A lot of people think the soundtrack includes every song heard in the bars during the film. It doesn't. Like many eighties releases, the official LP was limited by physical space. There are several background tracks and incidental pieces by JD Souther that didn't make the primary cut.

If you're looking for the full experience, you often have to hunt down the individual singles. But the core ten tracks on the official release are remarkably curated. There's no "filler." Every song serves a purpose.

  1. Identify the Vibe: If you're building a retro playlist, start with "So Far, So Good." It sets the tempo.
  2. The Ballad Balance: Don't skip the John Waite track. It's the most "authentic" feeling song on the record.
  3. Check the Credits: Look for the David Foster influence. It explains why the whole thing sounds so unified despite having different artists.
  4. Context Matters: Listen to it while walking through a city at night. That’s how it was meant to be heard.

The About Last Night movie soundtrack isn't just a relic. It’s a blueprint for how to use pop music to tell a story about people who are trying—and often failing—to grow up. It’s messy, it’s polished, and it’s undeniably eighties.

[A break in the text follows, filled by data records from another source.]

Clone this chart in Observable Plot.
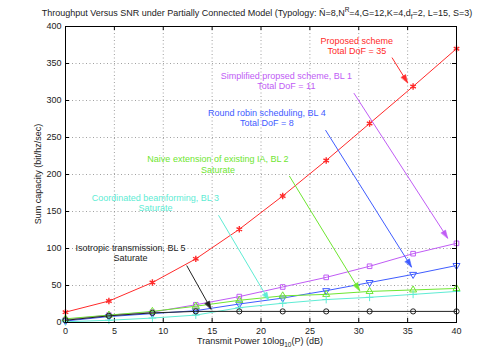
<!DOCTYPE html>
<html><head><meta charset="utf-8">
<script src="https://cdn.jsdelivr.net/npm/d3@7"></script>
<script src="https://cdn.jsdelivr.net/npm/@observablehq/plot@0.6"></script>
<style>
body{margin:0;background:#fff}
svg{font-family:"Liberation Sans",Arial,Helvetica,sans-serif}
</style>
</head><body><div id="chart"></div>
<script>
// ---- data ----
const snr = [0, 4.44, 8.89, 13.33, 17.78, 22.22, 26.67, 31.11, 35.56, 40];
const proposed = [14, 29, 54, 86, 126, 171, 219, 269, 319, 370];
const bl1 = [4, 10, 14, 24, 35, 48, 61, 76, 93, 107];
const bl4 = [2, 8, 12, 16, 25, 33, 43, 54, 65, 77];
const bl2 = [5, 10, 15, 22, 30, 36, 38, 42, 44, 46];
const bl3 = [1, 3, 6, 10, 20, 26, 31, 34, 38, 42];
const bl5 = [3, 9, 13, 15, 15, 15, 15, 15, 15, 15];
const xTicks = [0, 5, 10, 15, 20, 25, 30, 35, 40];
const yTicks = [0, 50, 100, 150, 200, 250, 300, 350, 400];

const annoText = [
  "Proposed scheme\nTotal DoF = 35",
  "Simplified propsed scheme, BL 1\nTotal DoF = 11",
  "Round robin scheduling, BL 4\nTotal DoF = 8",
  "Naive extension of existing IA, BL 2\nSaturate",
  "Coordinated beamforming, BL 3\nSaturate",
  "Isotropic transmission, BL 5\nSaturate"
];
const annoX = [29.8, 22.6, 20.6, 15.6, 9.2, 6.65];
const annoY = [374, 327, 277, 214, 162, 94];
const arrowX1 = [33.4, 29.5, 26.6, 22.9, 15.65, 12.4];
const arrowY1 = [358, 310, 260, 198, 145, 77];
const arrowX2 = [35.0, 39.1, 35.4, 30.1, 20.8, 14.9];
const arrowY2 = [324, 114, 75, 43, 30, 18];

// ---- styles ----
const seriesColors = ["#ff2a2a", "#c05cf5", "#3f5cff", "#6ee630", "#5eecd4", "#222222"];
const seriesSymbols = ["asterisk", "square", "triangle", "triangle", "plus", "circle"];
const seriesRotate = [0, 0, 180, 0, 0, 0];
const seriesValues = [proposed, bl1, bl4, bl2, bl3, bl5];

const W = 503, H = 362, mL = 65, mR = 47, mT = 26, mB = 40;
const kx = (W - mL - mR) / 40, ky = (H - mT - mB) / 400; // px per unit
const tickX = 4 / kx;
const tickY = 4 / ky;

const rows = [];
seriesValues.forEach((vals, s) => vals.forEach((v, i) => rows.push({s, x: snr[i], y: v})));
const annos = annoText.map((t, i) => {
  const dxp = (arrowX2[i] - arrowX1[i]) * kx;
  const dyp = -(arrowY2[i] - arrowY1[i]) * ky;
  return {t, x: annoX[i], y: annoY[i], x1: arrowX1[i], y1: arrowY1[i], x2: arrowX2[i], y2: arrowY2[i],
    c: seriesColors[i], rot: Math.atan2(dxp, -dyp) * 180 / Math.PI};
});

const headShape = {
  draw(context, l) {
    context.moveTo(0, -l);
    context.lineTo(-2.6, 0);
    context.lineTo(2.6, 0);
    context.closePath();
  }
};

const marks = [
  Plot.gridX(xTicks.slice(1, -1), {stroke: "#888", strokeOpacity: 1, strokeWidth: 0.8, strokeDasharray: "1,2.5"}),
  Plot.gridY(yTicks.slice(1, -1), {stroke: "#888", strokeOpacity: 1, strokeWidth: 0.8, strokeDasharray: "1,2.5"}),
  Plot.ruleX(xTicks, {y1: 0, y2: tickY, stroke: "#000"}),
  Plot.ruleX(xTicks, {y1: 400, y2: 400 - tickY, stroke: "#000"}),
  Plot.ruleY(yTicks, {x1: 0, x2: tickX, stroke: "#000"}),
  Plot.ruleY(yTicks, {x1: 40, x2: 40 - tickX, stroke: "#000"}),
  Plot.axisX(xTicks, {tickSize: 0, tickPadding: 5, label: null, fontSize: 9, fill: "#222"}),
  Plot.axisY(yTicks, {tickSize: 0, tickPadding: 4, label: null, fontSize: 9, fill: "#222"})
];
seriesValues.forEach((vals, s) => {
  const d = rows.filter(r => r.s === s);
  marks.push(Plot.line(d, {x: "x", y: "y", stroke: seriesColors[s], strokeWidth: 1}));
  marks.push(Plot.dot(d, {x: "x", y: "y", stroke: seriesColors[s], fill: "none", symbol: seriesSymbols[s], r: s === 0 ? 3 : 2.6, rotate: seriesRotate[s], strokeWidth: s === 0 ? 1.4 : 1}));
});
marks.push(Plot.link(annos, {x1: "x1", y1: "y1", x2: "x2", y2: "y2", stroke: "c", strokeWidth: 1}));
marks.push(Plot.vector(annos, {x: "x2", y: "y2", rotate: "rot", length: 8, anchor: "end", shape: headShape, fill: "c", stroke: "c", strokeWidth: 0.5}));
marks.push(Plot.text(annos, {x: "x", y: "y", text: "t", fill: "c", fontSize: 9, lineHeight: 1.15}));
marks.push(Plot.frame({stroke: "#000", strokeWidth: 1}));

const plot = Plot.plot({
  width: W, height: H,
  marginLeft: mL, marginRight: mR, marginTop: mT, marginBottom: mB,
  x: {domain: [0, 40], axis: null},
  y: {domain: [0, 400], axis: null},
  color: {type: "identity"},
  style: {background: "white", fontFamily: "'Liberation Sans', Arial, sans-serif", fontSize: "9px"},
  marks
});
document.getElementById("chart").appendChild(plot);

// ---- title and axis labels with sub/superscripts ----
const svg = d3.select(plot);
const title = svg.append("text").attr("x", 257).attr("y", 16).attr("text-anchor", "middle")
  .attr("font-size", 9).attr("fill", "#222");
title.append("tspan").text("Throughput Versus SNR under Partially Connected Model (Typology: \u00D1=8,N");
title.append("tspan").attr("font-size", 6.5).attr("dy", -4).text("R");
title.append("tspan").attr("dy", 4).text("=4,G=12,K=4,d");
title.append("tspan").attr("font-size", 6.5).attr("dy", 2.5).text("f");
title.append("tspan").attr("dy", -2.5).text("=2, L=15, S=3)");

const xl = svg.append("text").attr("x", 260).attr("y", 344).attr("text-anchor", "middle")
  .attr("font-size", 9).attr("fill", "#222");
xl.append("tspan").text("Transmit Power 10log");
xl.append("tspan").attr("font-size", 6.5).attr("dy", 2.5).text("10");
xl.append("tspan").attr("dy", -2.5).text("(P) (dB)");

svg.append("text").attr("transform", "translate(41,174) rotate(-90)").attr("text-anchor", "middle")
  .attr("font-size", 9).attr("fill", "#222").text("Sum capacity (bit/hz/sec)");
</script>
</body></html>
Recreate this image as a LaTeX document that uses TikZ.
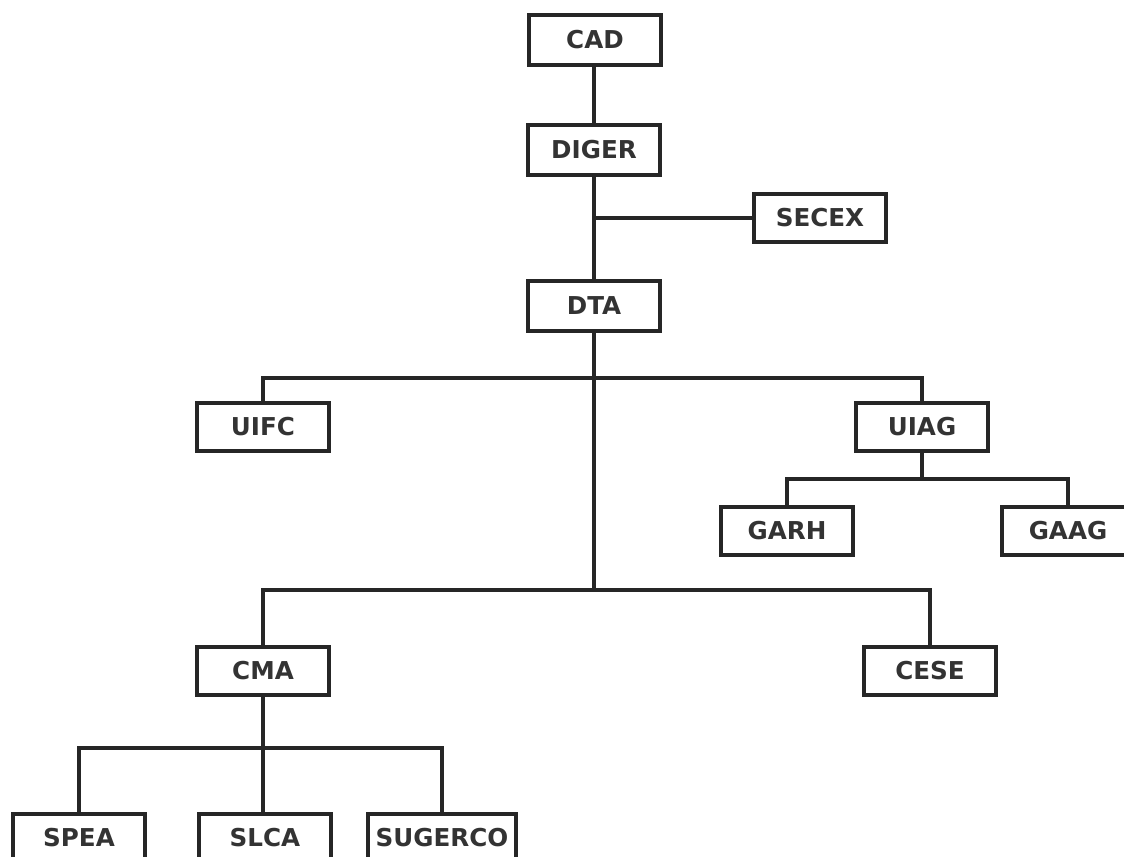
\documentclass[tikz,border=0pt]{standalone}
\usepackage{fontspec}
\setmainfont{DejaVu Sans}
\usepackage{tikz}
\usetikzlibrary{positioning,calc}

\tikzset{
  unit/.style={draw=black!85,line width=2.6pt,fill=white,minimum width=3.3cm,minimum height=1.2cm,
    inner sep=0pt,font=\bfseries\fontsize{17.5}{20}\selectfont,text=black!80},
  link/.style={draw=black!85,line width=2.4pt}
}

\begin{document}
\begin{tikzpicture}[x=0.025cm,y=-0.025cm]
\useasboundingbox (0,0) rectangle (1124,856);
% top of the chart
\node[unit,minimum height=1.25cm] (cad) at (595,40) {CAD};
\node[unit,minimum height=1.25cm] (diger) at (594,150) {DIGER};
\node[unit,minimum height=1.2cm] (secex) at (820,218) {SECEX};
\node[unit,minimum height=1.25cm] (dta) at (594,306) {DTA};
\draw[link] (cad.south -| diger.north) -- (diger.north);
\draw[link] (diger) -- (dta);
\draw[link] (secex.west) -- (diger.south |- secex.west);
% units
\node[unit] (uifc) at (263,427) {UIFC};
\node[unit] (uiag) at (922,427) {UIAG};
\node[unit] (garh) at (787,531) {GARH};
\node[unit] (gaag) at (1068,531) {GAAG};
\coordinate (j1) at (594,378);
\draw[link] (uifc.north) |- (j1) -| (uiag.north);
\coordinate (j2) at (922,479);
\draw[link] (uiag) -- (j2);
\draw[link] (garh.north) |- (j2) -| (gaag.north);
% committees
\node[unit] (cma) at (263,671) {CMA};
\node[unit] (cese) at (930,671) {CESE};
\coordinate (j3) at (594,590);
\draw[link] (dta) -- (j3);
\draw[link] (cma.north) |- (j3) -| (cese.north);
% sections
\node[unit,anchor=north] (spea) at (79,812) {SPEA};
\node[unit,anchor=north] (slca) at (265,812) {SLCA};
\node[unit,anchor=north,minimum width=3.7cm] (sugerco) at (442,812) {SUGERCO};
\coordinate (j4) at (265,748);
\draw[link] (cma.south) -- (cma.south |- slca.north);
\draw[link] (spea.north) |- (j4) -| (sugerco.north);
\end{tikzpicture}
\end{document}
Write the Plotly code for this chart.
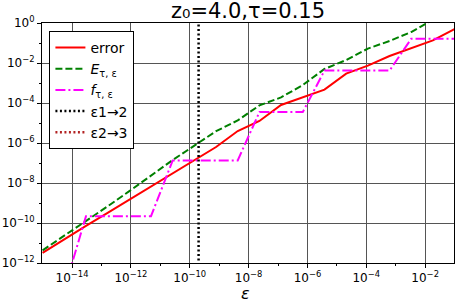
import plotly.graph_objects as go

# sample points of epsilon
eps = [1e-15, 5.46e-15, 2.98e-14, 1.62e-13, 8.86e-13, 4.83e-12, 2.64e-11, 1.44e-10,
       7.85e-10, 4.28e-9, 2.34e-8, 1.27e-7, 6.95e-7, 3.79e-6, 2.07e-5, 1.13e-4,
       6.16e-4, 3.36e-3, 1.83e-2, 1e-1]
error = [3.2e-12, 1.58e-11, 7.24e-11, 3.24e-10, 1.48e-9, 6.76e-9, 3.02e-8, 1.38e-7,
         6.3e-7, 3.98e-6, 1.26e-5, 7.94e-5, 1.91e-4, 4.68e-4, 2.95e-3, 7.41e-3,
         2.24e-2, 5.75e-2, 1.35e-1, 5.0e-1]
E_te = [4.3e-12, 2.3e-11, 1.25e-10, 6.8e-10, 3.9e-9, 2.34e-8, 1.41e-7, 7.41e-7,
        3.89e-6, 1.35e-5, 7.59e-5, 1.91e-4, 7.94e-4, 5.01e-3, 1.41e-2, 5.25e-2,
        1.26e-1, 3.55e-1, 1.45, 5.0]
f_te = [1e-17, 5.25e-14, 2.19e-10, 2.19e-10, 2.19e-10, 2.19e-10, 1.35e-7, 1.35e-7,
        1.35e-7, 1.35e-7, 3.55e-5, 3.55e-5, 3.55e-5, 4.17e-3, 4.17e-3, 4.17e-3,
        4.17e-3, 1.62e-1, 1.62e-1, 1.62e-1]
eps_1to2 = 2.0e-10
eps_2to3 = 5.0  # outside the shown range
vline_y = [1e-13, 1e1]

x_tickvals = [1e-14, 1e-12, 1e-10, 1e-8, 1e-6, 1e-4, 1e-2]
x_ticktext = ["10<sup>−14</sup>", "10<sup>−12</sup>", "10<sup>−10</sup>", "10<sup>−8</sup>",
              "10<sup>−6</sup>", "10<sup>−4</sup>", "10<sup>−2</sup>"]
y_tickvals = [1e-12, 1e-10, 1e-8, 1e-6, 1e-4, 1e-2, 1e0]
y_ticktext = ["10<sup>−12</sup>", "10<sup>−10</sup>", "10<sup>−8</sup>", "10<sup>−6</sup>",
              "10<sup>−4</sup>", "10<sup>−2</sup>", "10<sup>0</sup>"]

fig = go.Figure()
fig.add_trace(go.Scatter(x=eps, y=error, mode="lines", name="error",
                         line=dict(color="#ff0000", width=2)))
fig.add_trace(go.Scatter(x=eps, y=E_te, mode="lines", name="<i>E</i><sub>τ, ε</sub>",
                         line=dict(color="#008000", width=2, dash="7px,3px")))
fig.add_trace(go.Scatter(x=eps, y=f_te, mode="lines", name="<i>f</i><sub>τ, ε</sub>",
                         line=dict(color="#ff00ff", width=2, dash="10px,3px,2px,3px")))
fig.add_trace(go.Scatter(x=[eps_1to2, eps_1to2], y=vline_y, mode="lines", name="ε1→2",
                         line=dict(color="#000000", width=2.5, dash="2px,2.5px")))
fig.add_trace(go.Scatter(x=[eps_2to3, eps_2to3], y=vline_y, mode="lines", name="ε2→3",
                         line=dict(color="#b22222", width=2.5, dash="2px,2.5px")))

axis_common = dict(
    type="log", showline=True, linecolor="#000000", linewidth=1, mirror=True,
    showgrid=True, gridcolor="#555555", gridwidth=1, zeroline=False,
    ticks="outside", ticklen=4, tickcolor="#000000", tickmode="array",
    tickfont=dict(family="DejaVu Sans", size=12, color="#000000"),
)

fig.update_layout(
    width=457, height=305,
    margin=dict(l=40, r=2, t=23, b=42),
    paper_bgcolor="white", plot_bgcolor="white",
    title=dict(text="z₀=4.0,τ=0.15", x=0.5, xref="paper", xanchor="center",
               y=0.99, yanchor="top",
               font=dict(family="DejaVu Sans", size=21, color="#000000")),
    xaxis=dict(**axis_common, range=[-15.02, -1.02], tickvals=x_tickvals, ticktext=x_ticktext,
               minor=dict(ticks="outside", ticklen=2, tickcolor="#000000",
                          tickvals=[1e-13, 1e-11, 1e-9, 1e-7, 1e-5, 1e-3], showgrid=False)),
    yaxis=dict(**axis_common, range=[-12, 0], tickvals=y_tickvals, ticktext=y_ticktext,
               minor=dict(ticks="outside", ticklen=2, tickcolor="#000000",
                          tickvals=[1e-11, 1e-9, 1e-7, 1e-5, 1e-3, 1e-1], showgrid=False)),
    legend=dict(x=0.018, y=0.967, xanchor="left", yanchor="top",
                bgcolor="white", bordercolor="#000000", borderwidth=1,
                font=dict(family="DejaVu Sans", size=14, color="#000000"),
                tracegroupgap=0),
    showlegend=True,
    annotations=[dict(text="<i>ε</i>", xref="paper", yref="paper", x=0.495, y=-0.127,
                      xanchor="center", yanchor="middle", showarrow=False,
                      font=dict(family="DejaVu Sans", size=16, color="#000000"))],
)

fig.write_html("out.html", config={"displayModeBar": False},
               post_script="document.body.style.margin='0px';")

To truly appreciate the nuances of this era of music production, your next step should be exploring the discography of Nile Rodgers and David Foster from 1984 to 1987. Comparing their production techniques on this soundtrack versus their work on solo artist albums reveals exactly how film studios pressured producers to create a "cinematic" pop sound. Start by A/B testing Sheena Easton's work on this album against her earlier hits to hear the shift in synth-layering complexity.